Freeline Therapeutics, facing fading cash runway, mulls buyout by investor Syncona

Freeline Therapeutics, facing fading cash runway, mulls buyout by investor Syncona

With a cash runway that could run out of tarmac in the next six months, British biotech Freeline Therapeutics is considering the offer of a buyout from its majority shareholder Syncona.

The London-based investment firm made a nonbinding proposal yesterday to acquire the biotech for $5 per American depository share, Freeline confirmed in a Securities and Exchange Commisssion filing.

The biotech’s board has formed a committee tasked with “exploring and evaluating all strategic and financing opportunities available to the company, including Syncona’s proposal,” Freeline explained. Leerink Partners has also been drafted to provide financial advice.

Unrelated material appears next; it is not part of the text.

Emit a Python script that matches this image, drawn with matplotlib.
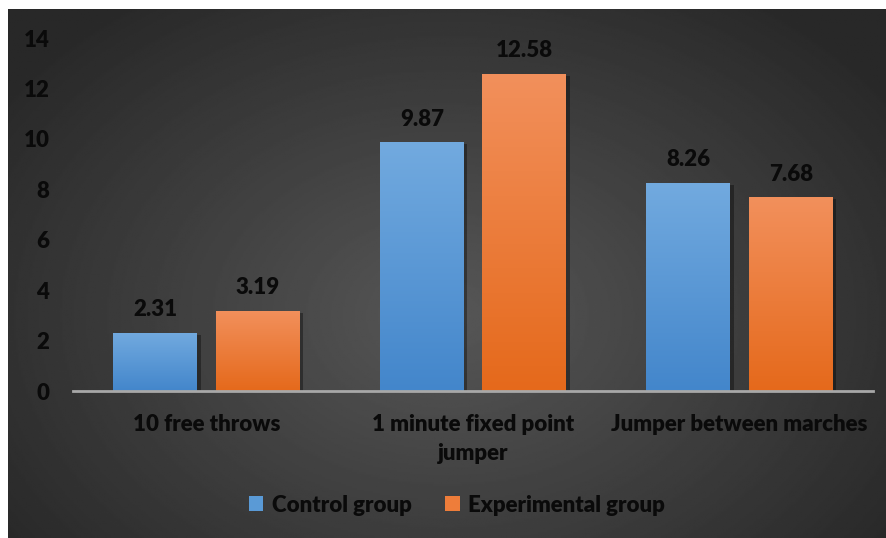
import numpy as np
import matplotlib.pyplot as plt
import matplotlib.patheffects as pe
from matplotlib.colors import LinearSegmentedColormap
from matplotlib.patches import Patch

categories = ["10 free throws", "1 minute fixed point\njumper", "Jumper between marches"]
control = [2.31, 9.87, 8.26]
experimental = [3.19, 12.58, 7.68]
series_names = ["Control group", "Experimental group"]
y_ticks = [0, 2, 4, 6, 8, 10, 12, 14]

plt.rcParams["font.family"] = ["Lato", "DejaVu Sans"]
plt.rcParams["font.weight"] = "heavy"
TEXT = "#0a0a0a"
FS = 16

fig = plt.figure(figsize=(8.87, 5.38), dpi=100)

# dark radial background
bg = fig.add_axes([8 / 887, 0, 879 / 887, 529 / 538], zorder=0)
yy, xx = np.mgrid[0:1:300j, 0:1:500j]
r = np.sqrt(((xx - 0.5) / 0.75) ** 2 + ((yy - 0.58) / 0.9) ** 2)
shade = np.clip(0.34 - 0.22 * r, 0.16, 0.345)
bg.imshow(shade, cmap="gray", vmin=0, vmax=1, aspect="auto",
          extent=[0, 1, 0, 1], origin="upper")
bg.axis("off")

ax = fig.add_axes([73 / 887, 147 / 538, 800 / 887, 353 / 538], zorder=1)
ax.patch.set_alpha(0)

blue_cmap = LinearSegmentedColormap.from_list("b", ["#4386cb", "#72aadf"])
orange_cmap = LinearSegmentedColormap.from_list("o", ["#e5691b", "#f2905c"])

x = np.arange(len(categories))
width = 0.315
offset = 0.192
grad = np.linspace(0, 1, 256).reshape(-1, 1)

for vals, shift, cmap in [(control, -offset, blue_cmap), (experimental, offset, orange_cmap)]:
    bars = ax.bar(x + shift, vals, width, color="none", zorder=2,
                  path_effects=[pe.SimplePatchShadow(offset=(2.5, -1.5), shadow_rgbFace="black", alpha=0.35),
                                pe.Normal()])
    for bar, v in zip(bars, vals):
        x0 = bar.get_x()
        im = ax.imshow(grad, cmap=cmap, aspect="auto", origin="lower",
                       extent=[x0, x0 + bar.get_width(), 0, v], zorder=3)
        im.set_clip_path(bar)
        ax.annotate(f"{v:.2f}", (bar.get_x() + bar.get_width() / 2, v),
                    xytext=(0, 9), textcoords="offset points",
                    ha="center", va="bottom", fontsize=FS, fontweight="heavy", color=TEXT)

ax.set_xlim(-0.5, 2.5)
ax.set_ylim(0, 14)
ax.set_yticks(y_ticks)
ax.set_xticks(x)
ax.set_xticklabels(categories, linespacing=1.5)
ax.tick_params(axis="both", length=0, labelsize=FS, labelcolor=TEXT)
ax.tick_params(axis="y", pad=17)
ax.tick_params(axis="x", pad=16.5)
for s in ["top", "right", "left"]:
    ax.spines[s].set_visible(False)
ax.spines["bottom"].set_color("#a8a8a8")
ax.spines["bottom"].set_linewidth(2)
ax.spines["bottom"].set_zorder(4)

handles = [Patch(facecolor="#5a9ad6"), Patch(facecolor="#ee7d3a")]
fig.legend(handles, series_names, loc="center", bbox_to_anchor=(457 / 887, 1 - 505 / 538),
           ncol=2, frameon=False, fontsize=FS, labelcolor=TEXT,
           handlelength=0.65, handleheight=0.65, handletextpad=0.4, columnspacing=1.5)

fig.savefig("out.png", dpi=100)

The offer comes at a time when Freeline needs a strategy to keep its show on the road. In its second-quarter earnings report in August, the biotech revealed that the $38.8 million in cash and equivalents it still had to hand at the end of March would only fund its operations through to the second quarter of 2024.

Stevenage, England-based Freeline has already had to shrink its footprint via a series of layoffs over the past year, as well as offload a subsidiary and pause work on its Fabry disease gene therapy.

The significant restructuring has left the company focused on FLT201, an adeno-associated virus gene therapy candidate for Gaucher disease, which was shown to be well tolerated in positive initial data from a phase 1/2 trial that read out earlier this month. Freeline still continues to work on a GBA1-linked Parkinson’s disease program.

For its part, Syncona has also been trying to navigate the strong biotech headwinds earlier this year, blaming a “disappointing” drop in its returns at the start of 2023 on plummeting share prices for British biotechs across its portfolio in December. The firm’s website currently highlights 13 portfolio companies—including Freeline—which are primarily spread across cell therapies, gene therapies and small molecules.